What the task requires: Repeat the listing exactly as given, omitting every image.
☆ ☆ ☆ ☆ ☆
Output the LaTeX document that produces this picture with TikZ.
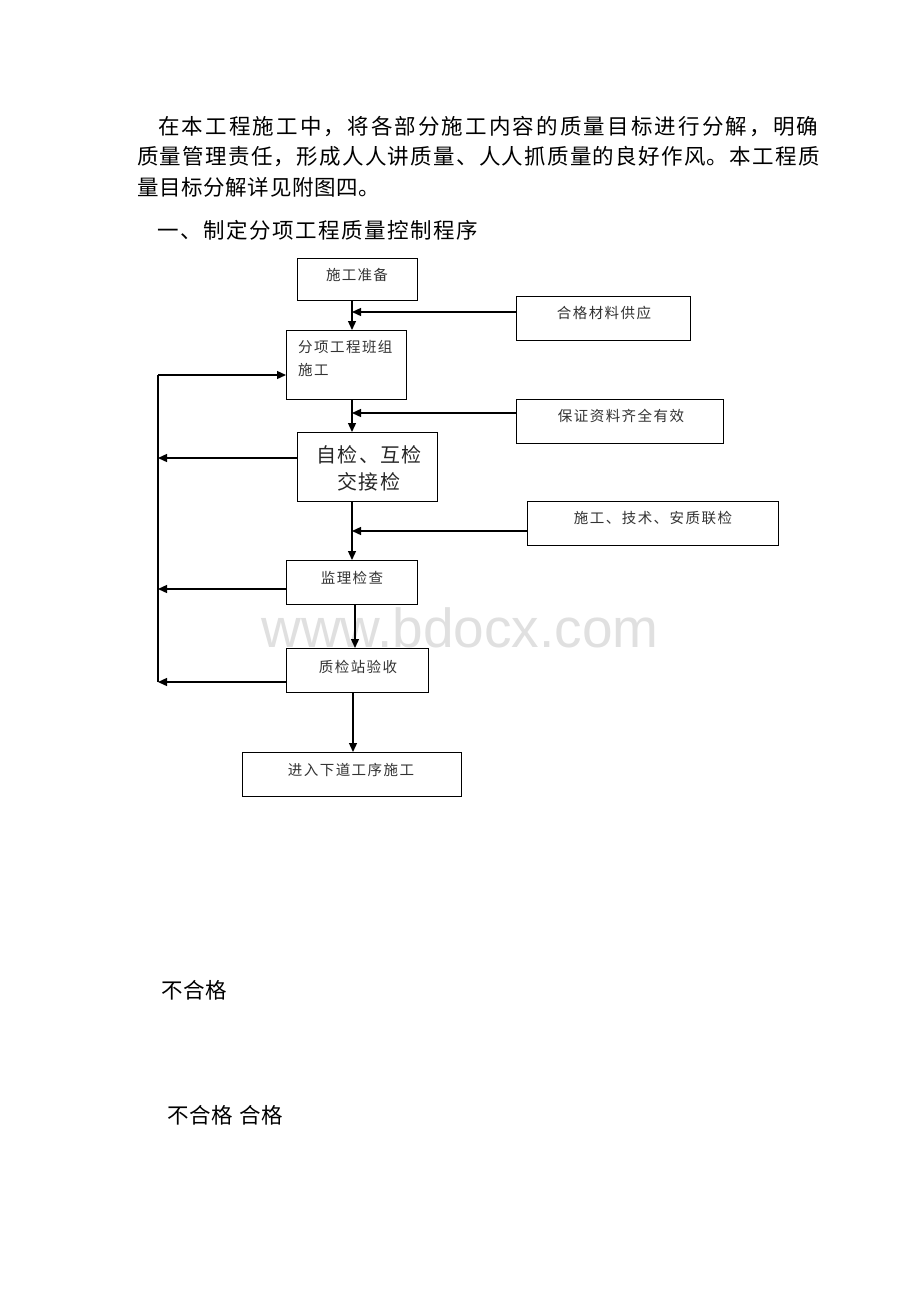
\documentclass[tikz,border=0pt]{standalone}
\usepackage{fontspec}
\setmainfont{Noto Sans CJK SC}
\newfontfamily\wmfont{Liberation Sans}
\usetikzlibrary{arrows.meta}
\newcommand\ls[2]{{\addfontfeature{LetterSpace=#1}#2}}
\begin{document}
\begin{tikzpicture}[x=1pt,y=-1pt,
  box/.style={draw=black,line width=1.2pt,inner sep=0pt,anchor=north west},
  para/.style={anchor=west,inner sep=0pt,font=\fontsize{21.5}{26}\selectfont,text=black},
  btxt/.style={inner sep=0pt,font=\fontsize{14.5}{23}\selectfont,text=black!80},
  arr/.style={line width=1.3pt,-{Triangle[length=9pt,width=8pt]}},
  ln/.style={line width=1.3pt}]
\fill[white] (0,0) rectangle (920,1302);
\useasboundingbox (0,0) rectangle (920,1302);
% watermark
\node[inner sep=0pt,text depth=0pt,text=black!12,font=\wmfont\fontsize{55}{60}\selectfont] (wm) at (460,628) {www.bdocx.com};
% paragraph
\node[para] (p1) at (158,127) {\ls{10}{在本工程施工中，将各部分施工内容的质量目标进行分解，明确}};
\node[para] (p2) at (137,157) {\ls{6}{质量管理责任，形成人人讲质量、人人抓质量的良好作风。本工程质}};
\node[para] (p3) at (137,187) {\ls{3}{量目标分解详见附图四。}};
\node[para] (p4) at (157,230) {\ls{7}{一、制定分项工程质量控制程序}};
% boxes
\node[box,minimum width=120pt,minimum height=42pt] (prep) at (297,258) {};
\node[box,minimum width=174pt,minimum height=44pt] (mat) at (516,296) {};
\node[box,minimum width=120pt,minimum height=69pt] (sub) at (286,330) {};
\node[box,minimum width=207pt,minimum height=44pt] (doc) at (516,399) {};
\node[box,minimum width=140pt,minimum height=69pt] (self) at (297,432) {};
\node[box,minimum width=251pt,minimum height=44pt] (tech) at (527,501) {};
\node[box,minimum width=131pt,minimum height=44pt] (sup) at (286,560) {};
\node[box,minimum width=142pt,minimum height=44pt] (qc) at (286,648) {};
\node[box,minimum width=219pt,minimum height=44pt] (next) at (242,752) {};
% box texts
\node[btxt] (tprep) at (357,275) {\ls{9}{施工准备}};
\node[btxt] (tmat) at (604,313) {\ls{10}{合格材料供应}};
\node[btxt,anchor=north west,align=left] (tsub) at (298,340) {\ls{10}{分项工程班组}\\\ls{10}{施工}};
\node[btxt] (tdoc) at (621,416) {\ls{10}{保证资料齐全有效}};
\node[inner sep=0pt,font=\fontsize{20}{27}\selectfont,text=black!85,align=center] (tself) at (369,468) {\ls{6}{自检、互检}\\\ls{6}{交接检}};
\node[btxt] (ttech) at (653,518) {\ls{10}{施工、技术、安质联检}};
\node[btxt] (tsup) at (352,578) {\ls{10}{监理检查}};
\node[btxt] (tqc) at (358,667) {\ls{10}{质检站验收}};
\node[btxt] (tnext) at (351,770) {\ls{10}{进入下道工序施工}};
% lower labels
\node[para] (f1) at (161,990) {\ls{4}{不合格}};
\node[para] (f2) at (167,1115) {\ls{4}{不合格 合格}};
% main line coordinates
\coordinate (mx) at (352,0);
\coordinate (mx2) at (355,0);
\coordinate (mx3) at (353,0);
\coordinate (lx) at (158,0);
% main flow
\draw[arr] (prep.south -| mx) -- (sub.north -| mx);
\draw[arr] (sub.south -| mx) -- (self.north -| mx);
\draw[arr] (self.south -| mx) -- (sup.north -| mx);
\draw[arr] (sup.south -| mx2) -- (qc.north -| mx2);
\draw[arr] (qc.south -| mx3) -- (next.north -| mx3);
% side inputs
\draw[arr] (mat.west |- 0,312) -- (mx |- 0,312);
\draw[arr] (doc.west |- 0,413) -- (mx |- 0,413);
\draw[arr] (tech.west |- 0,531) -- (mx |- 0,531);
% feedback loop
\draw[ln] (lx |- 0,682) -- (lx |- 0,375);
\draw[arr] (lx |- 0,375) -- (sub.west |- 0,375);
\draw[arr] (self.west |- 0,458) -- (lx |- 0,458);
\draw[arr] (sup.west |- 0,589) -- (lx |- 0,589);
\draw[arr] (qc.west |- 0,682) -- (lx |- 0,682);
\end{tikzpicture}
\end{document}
☆ ☆ ☆ ☆ ☆
Response to the exercise:
Output the LaTeX document that produces this picture with TikZ.
\documentclass[tikz,border=0pt]{standalone}
\usepackage{fontspec}
\setmainfont{Noto Sans CJK SC}
\newfontfamily\wmfont{Liberation Sans}
\usetikzlibrary{arrows.meta}
\newcommand\ls[2]{{\addfontfeature{LetterSpace=#1}#2}}
\begin{document}
\begin{tikzpicture}[x=1pt,y=-1pt,
  box/.style={draw=black,line width=1.2pt,inner sep=0pt,anchor=north west},
  para/.style={anchor=west,inner sep=0pt,font=\fontsize{21.5}{26}\selectfont,text=black},
  btxt/.style={inner sep=0pt,font=\fontsize{14.5}{23}\selectfont,text=black!80},
  arr/.style={line width=1.3pt,-{Triangle[length=9pt,width=8pt]}},
  ln/.style={line width=1.3pt}]
\fill[white] (0,0) rectangle (920,1302);
\useasboundingbox (0,0) rectangle (920,1302);
% watermark
\node[inner sep=0pt,text depth=0pt,text=black!12,font=\wmfont\fontsize{55}{60}\selectfont] (wm) at (460,628) {www.bdocx.com};
% paragraph
\node[para] (p1) at (158,127) {\ls{10}{在本工程施工中，将各部分施工内容的质量目标进行分解，明确}};
\node[para] (p2) at (137,157) {\ls{6}{质量管理责任，形成人人讲质量、人人抓质量的良好作风。本工程质}};
\node[para] (p3) at (137,187) {\ls{3}{量目标分解详见附图四。}};
\node[para] (p4) at (157,230) {\ls{7}{一、制定分项工程质量控制程序}};
% boxes
\node[box,minimum width=120pt,minimum height=42pt] (prep) at (297,258) {};
\node[box,minimum width=174pt,minimum height=44pt] (mat) at (516,296) {};
\node[box,minimum width=120pt,minimum height=69pt] (sub) at (286,330) {};
\node[box,minimum width=207pt,minimum height=44pt] (doc) at (516,399) {};
\node[box,minimum width=140pt,minimum height=69pt] (self) at (297,432) {};
\node[box,minimum width=251pt,minimum height=44pt] (tech) at (527,501) {};
\node[box,minimum width=131pt,minimum height=44pt] (sup) at (286,560) {};
\node[box,minimum width=142pt,minimum height=44pt] (qc) at (286,648) {};
\node[box,minimum width=219pt,minimum height=44pt] (next) at (242,752) {};
% box texts
\node[btxt] (tprep) at (357,275) {\ls{9}{施工准备}};
\node[btxt] (tmat) at (604,313) {\ls{10}{合格材料供应}};
\node[btxt,anchor=north west,align=left] (tsub) at (298,340) {\ls{10}{分项工程班组}\\\ls{10}{施工}};
\node[btxt] (tdoc) at (621,416) {\ls{10}{保证资料齐全有效}};
\node[inner sep=0pt,font=\fontsize{20}{27}\selectfont,text=black!85,align=center] (tself) at (369,468) {\ls{6}{自检、互检}\\\ls{6}{交接检}};
\node[btxt] (ttech) at (653,518) {\ls{10}{施工、技术、安质联检}};
\node[btxt] (tsup) at (352,578) {\ls{10}{监理检查}};
\node[btxt] (tqc) at (358,667) {\ls{10}{质检站验收}};
\node[btxt] (tnext) at (351,770) {\ls{10}{进入下道工序施工}};
% lower labels
\node[para] (f1) at (161,990) {\ls{4}{不合格}};
\node[para] (f2) at (167,1115) {\ls{4}{不合格 合格}};
% main line coordinates
\coordinate (mx) at (352,0);
\coordinate (mx2) at (355,0);
\coordinate (mx3) at (353,0);
\coordinate (lx) at (158,0);
% main flow
\draw[arr] (prep.south -| mx) -- (sub.north -| mx);
\draw[arr] (sub.south -| mx) -- (self.north -| mx);
\draw[arr] (self.south -| mx) -- (sup.north -| mx);
\draw[arr] (sup.south -| mx2) -- (qc.north -| mx2);
\draw[arr] (qc.south -| mx3) -- (next.north -| mx3);
% side inputs
\draw[arr] (mat.west |- 0,312) -- (mx |- 0,312);
\draw[arr] (doc.west |- 0,413) -- (mx |- 0,413);
\draw[arr] (tech.west |- 0,531) -- (mx |- 0,531);
% feedback loop
\draw[ln] (lx |- 0,682) -- (lx |- 0,375);
\draw[arr] (lx |- 0,375) -- (sub.west |- 0,375);
\draw[arr] (self.west |- 0,458) -- (lx |- 0,458);
\draw[arr] (sup.west |- 0,589) -- (lx |- 0,589);
\draw[arr] (qc.west |- 0,682) -- (lx |- 0,682);
\end{tikzpicture}
\end{document}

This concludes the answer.